Turmeric-caper snapper filets

 Recipe courtesy of: https://dominicagourmet.com/delicious-red-snapper-fillet/ (but I modified it significantly due to ingredients I had on-hand)


Ingredients
  

  • 1 lb red snapper Clean and washed with lemon or lime and patted dry
  • salt
  • 1 tbsp Mrs.
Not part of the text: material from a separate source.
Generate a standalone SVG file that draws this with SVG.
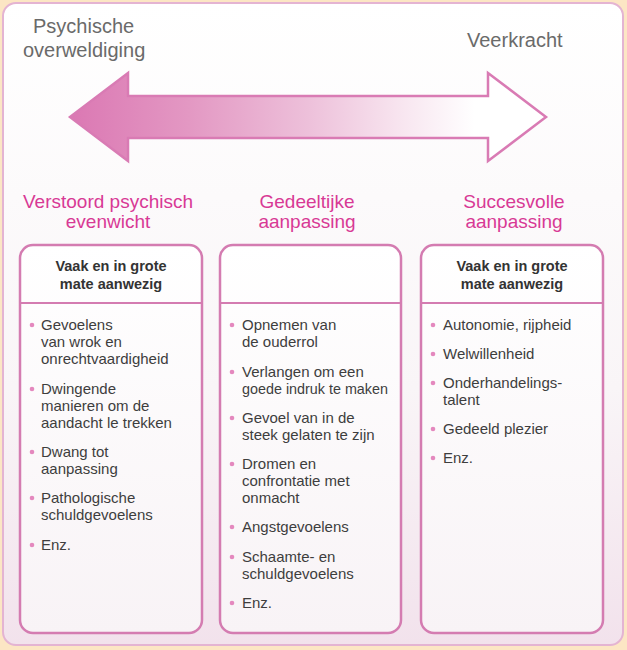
<svg xmlns="http://www.w3.org/2000/svg" width="627" height="650" viewBox="0 0 627 650">
<defs>
<linearGradient id="bg" x1="0" y1="0" x2="0" y2="1">
<stop offset="0" stop-color="#ffffff"/>
<stop offset="0.6" stop-color="#f9f5f7"/>
<stop offset="1" stop-color="#f2e2ec"/>
</linearGradient>
<linearGradient id="arrowFill" x1="70" y1="0" x2="546" y2="0" gradientUnits="userSpaceOnUse">
<stop offset="0" stop-color="#db78b3"/>
<stop offset="0.25" stop-color="#e398c3"/>
<stop offset="0.5" stop-color="#edc0da"/>
<stop offset="0.7" stop-color="#f8e6f0"/>
<stop offset="0.85" stop-color="#ffffff"/>
<stop offset="1" stop-color="#ffffff"/>
</linearGradient>
<linearGradient id="boxFill" x1="0" y1="0" x2="0" y2="1">
<stop offset="0" stop-color="#ffffff"/>
<stop offset="1" stop-color="#f8f3f6"/>
</linearGradient>
<style>
.lbl{font-family:"Liberation Sans",Arial,sans-serif;font-size:20px;fill:#6a6a6a}
.ttl{font-family:"Liberation Sans",Arial,sans-serif;font-size:19px;fill:#d83995;text-anchor:middle}
.hd{font-family:"Liberation Sans",Arial,sans-serif;font-size:14.5px;font-weight:bold;fill:#333333;text-anchor:middle}
.it{font-family:"Liberation Sans",Arial,sans-serif;font-size:15px;fill:#3e3e3e}
.box{fill:url(#boxFill);stroke:#d47cb1;stroke-width:2.5}
.div{stroke:#d47cb1;stroke-width:2}
.dot{fill:#e488be}
</style>
</defs>
<rect x="0" y="0" width="627" height="650" fill="#fce6c4"/>
<rect x="3" y="3" width="620" height="642" rx="13" fill="url(#bg)" stroke="#e4b4d2" stroke-width="2"/>

<g id="label-left">
<text class="lbl" x="33" y="33">Psychische</text>
<text class="lbl" x="23" y="57">overweldiging</text>
</g>
<g id="label-right">
<text class="lbl" x="467" y="47">Veerkracht</text>
</g>

<g id="connectors">
<polygon points="70,117 128,73 128,96 488,96 488,73 546,117 488,161 488,138 128,138 128,161" fill="url(#arrowFill)" stroke="#d97bb4" stroke-width="2.5" stroke-linejoin="miter"/>
</g>

<g id="col1">
<text class="ttl" x="108" y="208">Verstoord psychisch</text>
<text class="ttl" x="108" y="228">evenwicht</text>
<rect class="box" x="20" y="245" width="182" height="388" rx="13"/>
<line class="div" x1="21" y1="303" x2="201" y2="303"/>
<text class="hd" x="111" y="271">Vaak en in grote</text>
<text class="hd" x="111" y="289">mate aanwezig</text>
<circle class="dot" cx="32" cy="325" r="2.3"/>
<text class="it" x="41" y="330">Gevoelens</text>
<text class="it" x="41" y="347">van wrok en</text>
<text class="it" x="41" y="364">onrechtvaardigheid</text>
<circle class="dot" cx="32" cy="389" r="2.3"/>
<text class="it" x="41" y="394">Dwingende</text>
<text class="it" x="41" y="411">manieren om de</text>
<text class="it" x="41" y="428">aandacht le trekken</text>
<circle class="dot" cx="32" cy="452" r="2.3"/>
<text class="it" x="41" y="457">Dwang tot</text>
<text class="it" x="41" y="474">aanpassing</text>
<circle class="dot" cx="32" cy="498" r="2.3"/>
<text class="it" x="41" y="503">Pathologische</text>
<text class="it" x="41" y="520">schuldgevoelens</text>
<circle class="dot" cx="32" cy="545" r="2.3"/>
<text class="it" x="41" y="550">Enz.</text>
</g>

<g id="col2">
<text class="ttl" x="307" y="208">Gedeeltijke</text>
<text class="ttl" x="307" y="228">aanpassing</text>
<rect class="box" x="220" y="245" width="181" height="388" rx="13"/>
<line class="div" x1="221" y1="303" x2="400" y2="303"/>
<circle class="dot" cx="232" cy="325" r="2.3"/>
<text class="it" x="242" y="330">Opnemen van</text>
<text class="it" x="242" y="347">de ouderrol</text>
<circle class="dot" cx="232" cy="372" r="2.3"/>
<text class="it" x="242" y="377">Verlangen om een</text>
<text class="it" x="242" y="394" textLength="146" lengthAdjust="spacingAndGlyphs">goede indruk te maken</text>
<circle class="dot" cx="232" cy="418" r="2.3"/>
<text class="it" x="242" y="423">Gevoel van in de</text>
<text class="it" x="242" y="440">steek gelaten te zijn</text>
<circle class="dot" cx="232" cy="464" r="2.3"/>
<text class="it" x="242" y="469">Dromen en</text>
<text class="it" x="242" y="486">confrontatie met</text>
<text class="it" x="242" y="503">onmacht</text>
<circle class="dot" cx="232" cy="527" r="2.3"/>
<text class="it" x="242" y="532">Angstgevoelens</text>
<circle class="dot" cx="232" cy="557" r="2.3"/>
<text class="it" x="242" y="562">Schaamte- en</text>
<text class="it" x="242" y="579">schuldgevoelens</text>
<circle class="dot" cx="232" cy="603" r="2.3"/>
<text class="it" x="242" y="608">Enz.</text>
</g>

<g id="col3">
<text class="ttl" x="514" y="208">Succesvolle</text>
<text class="ttl" x="514" y="228">aanpassing</text>
<rect class="box" x="421" y="245" width="182" height="388" rx="13"/>
<line class="div" x1="422" y1="303" x2="602" y2="303"/>
<text class="hd" x="512" y="271">Vaak en in grote</text>
<text class="hd" x="512" y="289">mate aanwezig</text>
<circle class="dot" cx="433" cy="325" r="2.3"/>
<text class="it" x="443" y="330">Autonomie, rijpheid</text>
<circle class="dot" cx="433" cy="354" r="2.3"/>
<text class="it" x="443" y="359">Welwillenheid</text>
<circle class="dot" cx="433" cy="383" r="2.3"/>
<text class="it" x="443" y="388">Onderhandelings-</text>
<text class="it" x="443" y="405">talent</text>
<circle class="dot" cx="433" cy="429" r="2.3"/>
<text class="it" x="443" y="434">Gedeeld plezier</text>
<circle class="dot" cx="433" cy="458" r="2.3"/>
<text class="it" x="443" y="463">Enz.</text>
</g>
</svg>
Dash original Use the version with no salt [note: I didn't have this, so I improvised with a mix of lemon-pepper, ground coriander, chicken bouillon granules, MSG, and ground cumin]
  • 1 teaspoon garlic powder
  • ½ teaspoon black pepper
  • ½ teaspoon turmeric [I used more than this- maybe closer to 1.5 teaspoons]
  • tbsp capers
  • 1 tbsp olive oil
  • 2 tbsp butter [I didn't use butter because we were keeping it non-dairy, so I just used plenty of olive oil]
  • bunch cherry or grape tomatoes
  • 3 sprigs of parsley
  • ¼ teaspoon flour 
  • 4 cloves garlic (chopped)
  • 1 teaspoon lime juice [I used lemon]
  • 2 cups of white wine [I added this in]
  • Powdered chicken bouillon granules

Instructions
 

  • Cut snapper fillet into two pieces
  • Pat the red snapper dry
  • Add dry seasoning (salt, pepper, Mrs. Dash, garlic powder)
  • Let the snapper marinate for 30 minutes
  • Add ¾ a stick of butter, or two generous tablespoons to hot frying pan [this is where I just used olive oil instead]
  • Add snapper (skin down)
  • Let it sear for about 4 minutes on one side, then turn it over and let it sear on the other side.
  • Add capers, tomatoes, chopped garlic, lime juice, to sauce and move fish around in pan
  • Remove fish then add parsley, turmeric, flour, water, wine, and olive oil, stirring contents in pan
  • Cover pan for 2 minutes so that tomatoes can tenderize better. Place fish back into pan to heat in the sauce for a final minute.
  • Remove from stove top and pour over or around your plated snapper

We served it with Jamaican rice and peas.